Wednesday, February 6, 2008

Reading Players and my experiences

Poker is a fun game to play. I mean, I'm terrible at it, and do not often win money, but I really enjoy playing it.

I remember seeing some youtube video about "Poker teaching life skills." I thought hey thats funny, but sadly true, a perfect poker player would make a good salesman, assuming they weren't completely addicted to gambling and sports betting (a reality for pro poker players), they know when to apply pressure to get more money out of a situation, they know when they are beat, they know when the person is disgusted or in love with the price. Useful isnt it?

Whats this got to do with frisbee?

Well for starters, after playing poker a lot of the game is playing off the player, laying down bottom pair against an all in raise doesn't take a lot of skill, but to be able to fold a full house to a higher full house takes some skill.

One thing since playing poker, is that I watch people a lot more, and try to understand what they're thinking when they're playing, from the way they sit, fidget, look and talk.

It works in frisbee too. I mean I know good players can anticipate cuts, but I've never properly been able to do this so the first time I did was a really good experience.

One of my happy memories from the Youth Training camp marking a player near the endzone. He faked one way, and then ran the other, I didn't bite on the first fake, and on the run, I didn't follow him but just run straight to the spot I knew he wanted. I didn't think about it this time, and I stopped the cut as he stood there with no where to go.

Not very special sounding, but for it me it was the first time I'd ever done something like this.
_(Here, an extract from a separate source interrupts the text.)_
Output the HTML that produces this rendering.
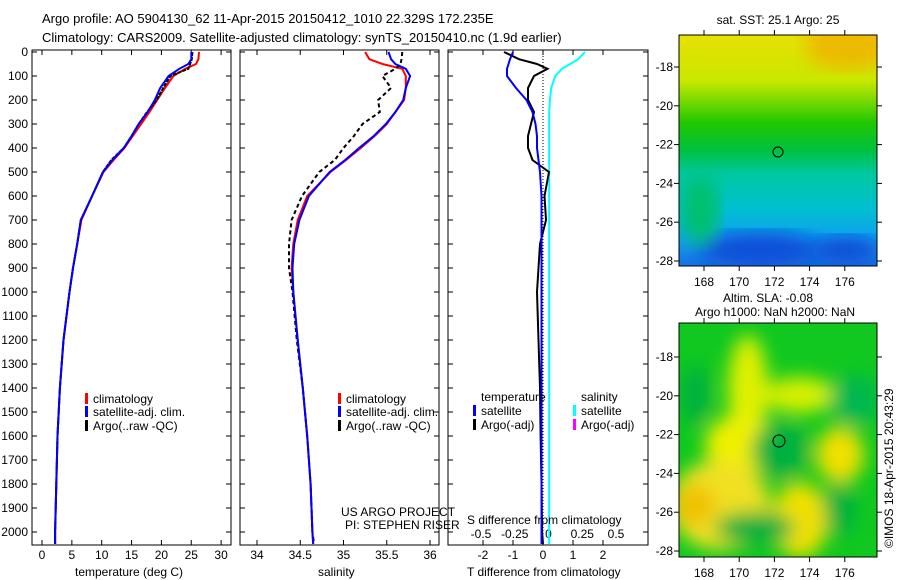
<!DOCTYPE html>
<html><head><meta charset="utf-8">
<style>
body{margin:0;background:#fff;}
svg{display:block;font-family:"Liberation Sans",sans-serif;}
text{font-size:12px;fill:#000;}
</style></head>
<body>
<svg id="c" width="900" height="580" viewBox="0 0 900 580">
<defs>
<linearGradient id="sst" x1="0" y1="0" x2="0" y2="1">
<stop offset="0" stop-color="#e8e000"/><stop offset="0.2" stop-color="#c8e800"/>
<stop offset="0.38" stop-color="#20c800"/><stop offset="0.5" stop-color="#00c040"/>
<stop offset="0.6" stop-color="#00c8a0"/><stop offset="0.75" stop-color="#00c0d0"/>
<stop offset="0.88" stop-color="#10a0f0"/><stop offset="1" stop-color="#1870e0"/>
</linearGradient>
<filter id="blur"><feGaussianBlur stdDeviation="9"/></filter>
<clipPath id="m1"><rect x="679" y="35" width="198" height="231"/></clipPath>
<clipPath id="m2"><rect x="679" y="323" width="198" height="234"/></clipPath>
</defs>
<text x="42" y="23" style="font-size:13px">Argo profile: AO 5904130_62 11-Apr-2015 20150412_1010 22.329S 172.235E</text>
<text x="42" y="42" style="font-size:13px">Climatology: CARS2009. Satellite-adjusted climatology: synTS_20150410.nc (1.9d earlier)</text>
<g id="plots"></g>
<g>
<text x="778" y="24" text-anchor="middle">sat. SST: 25.1  Argo: 25</text>
<g clip-path="url(#m1)">
<rect x="679" y="35" width="198" height="231" fill="url(#sst)"/>
<ellipse cx="850" cy="45" rx="45" ry="25" fill="#f0b000" filter="url(#blur)" opacity="0.8"/>
<ellipse cx="760" cy="250" rx="60" ry="18" fill="#1050d8" filter="url(#blur)"/>
<ellipse cx="845" cy="250" rx="35" ry="14" fill="#1050d8" filter="url(#blur)"/>
<ellipse cx="700" cy="210" rx="20" ry="35" fill="#00c070" filter="url(#blur)"/>
</g>
<rect x="679" y="35" width="198" height="231" fill="none" stroke="#000"/>
<circle cx="778" cy="152" r="5" fill="none" stroke="#000"/>
</g>
<g>
<text x="768" y="302" text-anchor="middle">Altim. SLA: -0.08</text>
<text x="775" y="316" text-anchor="middle">Argo h1000: NaN h2000: NaN</text>
<g clip-path="url(#m2)">
<rect x="679" y="323" width="198" height="234" fill="#10c820"/>
<g filter="url(#blur)">
<ellipse cx="748" cy="390" rx="20" ry="55" fill="#e0f000"/>
<ellipse cx="740" cy="445" rx="35" ry="30" fill="#f0f000"/>
<ellipse cx="720" cy="505" rx="50" ry="45" fill="#f0e020"/>
<ellipse cx="695" cy="505" rx="20" ry="20" fill="#f0c000"/>
<ellipse cx="800" cy="520" rx="28" ry="38" fill="#f0e000"/>
<ellipse cx="840" cy="455" rx="24" ry="28" fill="#f0e000"/>
<ellipse cx="800" cy="395" rx="35" ry="18" fill="#d8f000"/>
<ellipse cx="780" cy="450" rx="28" ry="28" fill="#00b040"/>
<ellipse cx="855" cy="400" rx="25" ry="25" fill="#00b850"/>
<ellipse cx="755" cy="528" rx="40" ry="16" fill="#00b040"/>
<ellipse cx="840" cy="510" rx="16" ry="25" fill="#00b040"/>
<ellipse cx="695" cy="395" rx="14" ry="30" fill="#00b040"/>
</g>
</g>
<rect x="679" y="323" width="198" height="234" fill="none" stroke="#000"/>
<circle cx="779" cy="441" r="6" fill="none" stroke="#000"/>
</g>
<text transform="translate(893,548) rotate(-90)">©IMOS 18-Apr-2015 20:43:29</text>
<text x="341" y="516">US ARGO PROJECT</text>
<text x="345" y="529">PI: STEPHEN RISER</text>
</svg>
<script>
const depthTicks=[0,100,200,300,400,500,600,700,800,900,1000,1100,1200,1300,1400,1500,1600,1700,1800,1900,2000];
const tempTicks=[0,5,10,15,20,25,30];
const salTicks=[34,34.5,35,35.5,36];
const tdTicks=[-2,-1,0,1,2];
const sdTicks=[-0.5,-0.25,0,0.25,0.5];
const sdTickLabels=["-0.5","-0.25","0","0.25","0.5"];
const depths=[0,30,50,70,100,150,200,250,300,350,400,450,500,600,700,800,900,1000,1200,1400,1600,1800,2000,2050];
const tempClim=[26.3,26.2,25.8,24,22,20.6,19.3,18,16.6,15.2,13.8,12,10.3,8.4,6.6,5.9,5.2,4.6,3.6,3.0,2.6,2.4,2.2,2.2];
const tempSat=[25,25,24.5,23,21.2,19.8,18.9,17.7,16.2,15,13.7,11.8,10.2,8.4,6.5,5.9,5.2,4.6,3.6,3.0,2.6,2.4,2.2,2.2];
const tempArgo=[25.2,25.1,24.8,24.5,21.5,20.3,19.2,17.6,16.2,15,13.7,11.6,10.2,8.4,6.5,5.9,5.2,4.6,3.6,3.0,2.6,2.4,2.2,2.2];
const salClim=[35.25,35.3,35.45,35.68,35.72,35.72,35.7,35.6,35.5,35.36,35.2,35.03,34.85,34.58,34.47,34.42,34.4,34.42,34.47,34.53,34.58,34.62,34.64,34.65];
const salSat=[35.52,35.55,35.6,35.72,35.77,35.72,35.69,35.6,35.49,35.35,35.18,35.02,34.84,34.6,34.49,34.43,34.41,34.42,34.47,34.53,34.58,34.62,34.64,34.65];
const salArgo=[35.68,35.67,35.66,35.6,35.45,35.55,35.4,35.42,35.22,35.12,35.0,34.9,34.72,34.52,34.4,34.37,34.37,34.41,34.46,34.53,34.58,34.62,34.64,34.66];
const tdSat=[-1.0,-1.1,-1.15,-1.2,-1.2,-0.9,-0.55,-0.35,-0.25,-0.2,-0.2,-0.15,-0.1,-0.05,-0.05,-0.05,-0.05,-0.05,-0.05,-0.05,-0.05,-0.05,-0.05,-0.05];
const tdArgo=[-1.3,-0.8,-0.2,0.15,-0.3,-0.5,-0.5,-0.3,-0.4,-0.5,-0.5,-0.35,0.2,0.05,0.1,-0.1,-0.15,-0.2,-0.15,-0.1,-0.08,-0.05,-0.03,0];
const sdSat=[0.27,0.22,0.16,0.1,0.05,0.02,0.01,0.005,0.005,0.005,0.005,0.005,0.005,0.005,0.005,0.005,0.005,0.005,0.005,0.005,0.005,0.005,0.005,0.005];

const NS="http://www.w3.org/2000/svg";
const root=document.getElementById('plots');
function el(t,a,p){const e=document.createElementNS(NS,t);for(const k in a)e.setAttribute(k,a[k]);(p||root).appendChild(e);return e;}
const Y0=52,YS=0.24,TOP=50,BOT=545;
const yD=d=>Y0+d*YS;
const xT=v=>42+v*5.97;
const xS=v=>257+(v-34)*86.5;
const xTD=v=>543+v*30;
const xSD=v=>548.5+v*135;
function frame(x0,x1,name){
  const r=el('rect',{x:x0,y:TOP,width:x1-x0,height:BOT-TOP,fill:'none',stroke:'#000'});
  
  
  depthTicks.forEach(d=>{el('line',{x1:x0,x2:x0+5,y1:yD(d),y2:yD(d),stroke:'#000'});el('line',{x1:x1-5,x2:x1,y1:yD(d),y2:yD(d),stroke:'#000'});});
}
function xticks(ticks,fx,labels,ty,name){
  ticks.forEach((v,i)=>{const x=fx(v);
    el('line',{x1:x,x2:x,y1:BOT-5,y2:BOT,stroke:'#000'});el('line',{x1:x,x2:x,y1:TOP,y2:TOP+5,stroke:'#000'});
    const t=el('text',{x:x,y:ty,'text-anchor':'middle'});t.textContent=labels?labels[i]:String(v);
    
    });
}
function line(vals,fx,color,w,name,dash){
  const pts=vals.map((v,i)=>fx(v).toFixed(1)+','+yD(depths[i]).toFixed(1)).join(' ');
  const a={points:pts,fill:'none',stroke:color,'stroke-width':w};
  if(dash)a['stroke-dasharray']=dash;
  const p=el('polyline',a);
  
  
}
function label(x,y,s,name){const t=el('text',{x:x,y:y});t.textContent=s;
  
  }
function key(x,y,c,s,name){el('rect',{x:x,y:y-10,width:3,height:11,fill:c});label(x+8,y,s,name);}
depthTicks.forEach(d=>{const t=el('text',{x:28,y:yD(d)+4,'text-anchor':'end'});t.textContent=d;
  
  });
frame(32,231,'temperature-panel');
xticks(tempTicks,xT,null,559,'temperature');
line(tempClim,xT,'#f00',2,'temp-climatology-line');
line(tempArgo,xT,'#000',2,'temp-argo-line','4,1');
line(tempSat,xT,'#00f',2,'temp-satellite-line');
label(75,576,'temperature (deg C)','temperature-axis-title');
key(85,403,'#f00','climatology','legend-climatology');
key(85,416,'#00f','satellite-adj. clim.','legend-satellite');
key(85,430,'#000','Argo(..raw -QC)','legend-argo');
frame(240,439,'salinity-panel');
xticks(salTicks,xS,null,559,'salinity');
line(salClim,xS,'#f00',2,'sal-climatology-line');
line(salArgo,xS,'#000',2,'sal-argo-line','4,3');
line(salSat,xS,'#00f',2,'sal-satellite-line');
label(318,576,'salinity','salinity-axis-title');
key(338,403,'#f00','climatology','legend-sal-climatology');
key(338,416,'#00f','satellite-adj. clim.','legend-sal-satellite');
key(338,430,'#000','Argo(..raw -QC)','legend-sal-argo');
frame(448,648,'difference-panel');
el('line',{x1:xTD(0),x2:xTD(0),y1:TOP,y2:BOT,stroke:'#000','stroke-dasharray':'1,2'});
xticks(tdTicks,xTD,null,559,'t-diff');
sdTicks.forEach((v,i)=>{const t=el('text',{x:xSD(v),y:538,'text-anchor':'middle'});t.textContent=sdTickLabels[i];
  
  });
line(sdSat,xSD,'#0ff',2,'s-diff-satellite-line');
line(tdArgo,xTD,'#000',2,'t-diff-argo-line');
line(tdSat,xTD,'#00f',2,'t-diff-satellite-line');
label(467,524,'S difference from climatology','s-diff-axis-title');
label(467,576,'T difference from climatology','t-diff-axis-title');
label(481,401,'temperature','legend-temperature-heading');
label(581,401,'salinity','legend-salinity-heading');
key(473,415,'#00f','satellite','legend-t-satellite');
key(473,429,'#000','Argo(-adj)','legend-t-argo');
key(573,415,'#0ff','satellite','legend-s-satellite');
key(573,429,'#f0f','Argo(-adj)','legend-s-argo');
const lonTicks=[168,170,172,174,176];
const latTicks=[-18,-20,-22,-24,-26,-28];
const mx=v=>704+(v-168)*17.6;
[[35,266,67,261,'sst'],[323,557,357,551,'sla']].forEach(([t0,t1,y18,y28,nm])=>{
  const my=v=>y18+(v+18)*(y28-y18)/(-10);
  lonTicks.forEach(v=>{el('line',{x1:mx(v),x2:mx(v),y1:t1,y2:t1+5,stroke:'#000'});el('line',{x1:mx(v),x2:mx(v),y1:t0-5,y2:t0,stroke:'#000'});
    const t=el('text',{x:mx(v),y:t1+20,'text-anchor':'middle'});t.textContent=v;
    
    });
  latTicks.forEach(v=>{el('line',{x1:674,x2:679,y1:my(v),y2:my(v),stroke:'#000'});el('line',{x1:877,x2:882,y1:my(v),y2:my(v),stroke:'#000'});
    const t=el('text',{x:673,y:my(v)+4,'text-anchor':'end'});t.textContent=v;
    
    });
});
</script>
</body></html>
I'd played enough with him to know which was a fake and which one was his real move, and when he did I knew where he wanted to go before he started moving becuase I was able to think from his perspective about it.

Not very advanced, but still a special moment for me... it should have happened sooner.

I'm going to focus on making this part of my D game.

It also means less running which I love!!

2 comments:

Simon Talbot said...

Being quite the slowpoke myself, I totally find myself relating to what you've said. Usually I'm marking the dump, and when the O is about to resume from a stoppage, probably 9 times out of 10 they're looking right at the area they are going to cut to. Instead of standing in that area, I stand off a bit, baiting them into running exactly where I know they're going to run.

Loving this blog, lads.

Owen said...

just been reading thru the blog. nice work.

i can relate to reading the players. this is my 2nd favourite thing after zone offence. as Simon says (ha!) it is often noticeable with the dump, since the thrower locks onto their dump. i get satisfaction out of "causing" stalls.

the next stage after you have got comfortable reading your player is reading others at the same time, e.g. poaching off your player who is twiddling their thumbs, interfering with another cut, then returning to your player. Or reading the thrower and heading deep to help block hucks the instant you know the thrower has committed to throwing it.

I bait some dump cuts with a play I coincidentally call "Tiger" (in my post on guarding the dump).